World Wide Web–The second annual Catholic Writers’ Conference LIVE will be held August 4-6, 2010, at the Scanticon Hotel Valley Forge in King of Prussia, PA. Sponsored by the Catholic Writer’s Guild and the Catholic Marketing Network (CMN), and held in conjunction with CMN’s annual retailer trade show, the Catholic Writers Conference LIVE provides Catholic authors with a prime opportunity to meet and share their faith with editors, publishers, fellow writers, and bookstore owners from across the globe.

This year’s conference will feature presentations on such topics as market tips and time management for busy writers, poetry, creating evil characters, working with an editor, creating winning proposals, journaling and much more. Speakers include Catholic publishing representatives Mark Brumley – CEO of Ignatius Press, Claudia Volkman – General Manager of Circle Press, Regina Doman – acquisitions editor for Sophia Institute Press, and Tom Wehner – Managing Editor of the National Catholic Register, all of whom will also hear pitches from writers.

Among the other speakers are Mark Shea (Mary, Mother of the Son), Michelle Buckman (My Beautiful Disaster), Donna-Marie Cooper-O’Boyle (Mother Teresa and Me), Susie Lloyd (Please Don’t Drink the Holy Water), and Publicist Lisa Wheeler from the Maximus Group.

“Attending this conference has been the best thing I have done for myself professionally,” Carol Bannon, author of the children’s book Handshake from Heaven, said of the 2009 conference. Her fellow writer Melanie Cameron agreed, saying she left the last conference re-energized. “I recommend [this] conference as a resource for any author (or wannabe) at any stage. You will walk away empowered!”

The Catholic Writers Guild, a religious non-profit organization, sponsors both this live conference in August and an online conference in February to further its mission of promoting Catholic literature. “Our conferences are totally focused on encouraging faithful Catholics to share genuine Catholic culture and faith in their writing no matter what genre,” says CWG President Ann Margaret Lewis. “These events are integral to our mission of ‘creating a rebirth of Catholic arts and letters.”
Registration costs $85 for CWG members, $95 for non-members and $42 for students. There’s also a discounted combined membership. To register or for more information, go to http://www.catholicwritersconference.com.

That will be fun because I get to see some old friends, as well as meet folks whose work I have admired, as well as connect with those whom I have heard of with the hearing of the ear, but never met.

After that, it’s off to Boston for a visit with the sundry wizards behind Catholic New Media who will be gathering for the Catholic New Media Conference August 7. I’m told the joint is sold out, so it should be fun.
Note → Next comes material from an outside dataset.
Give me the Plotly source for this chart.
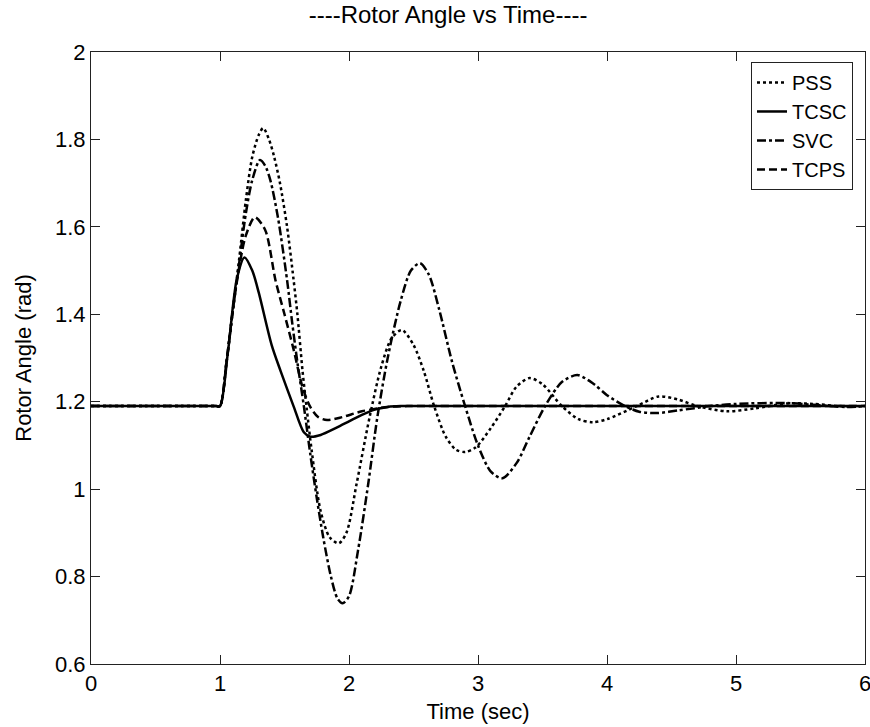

I have fond memories, not only of meeting Amy Welborn for the first time at one of those soirees (what? you haven’t checked out her fine work?), but also of meeting Jeff Miller, the Curt Jester, who *greatly* impressed me with his humble good humor. And many other fine folk besides (you know who you are!) Plus, I got to see a screamingly funny short film by Mac and Katherine Barron of Catholics in a Small Town. I hope they YouTube it someday.

Then, there will be the fun of seeing Greg and Jennifer Willits again, whose “That Catholic Show” remains a fine work of viral catechesis over the web. Not only are they fun people, but they had the moxie to inform me that I apparently resemble Philip Seymour Hoffman, which fills me with a nameless dread.

All this will be big fun. Then I fly home on Sunday, August 8. Oh! And I’m still hoping to figure out a way to meet Mike Flynn, author of Eifelheim (which you badly need to read), who lives about 60 miles out side Philly. Dunno if that one’s gonna pan out.

Oh! And I’ll see Jimmy Akin, who I’m also told I resemble. And maybe Stephen Greydanus, who I don’t resemble at all, but who does live in Jersey and who I’m hoping to pressure into making the haj.

Anyway, if you are Catholic and living in the Northeast Corridor somewhere, please stop by one or both of these events. I’d love to meet you!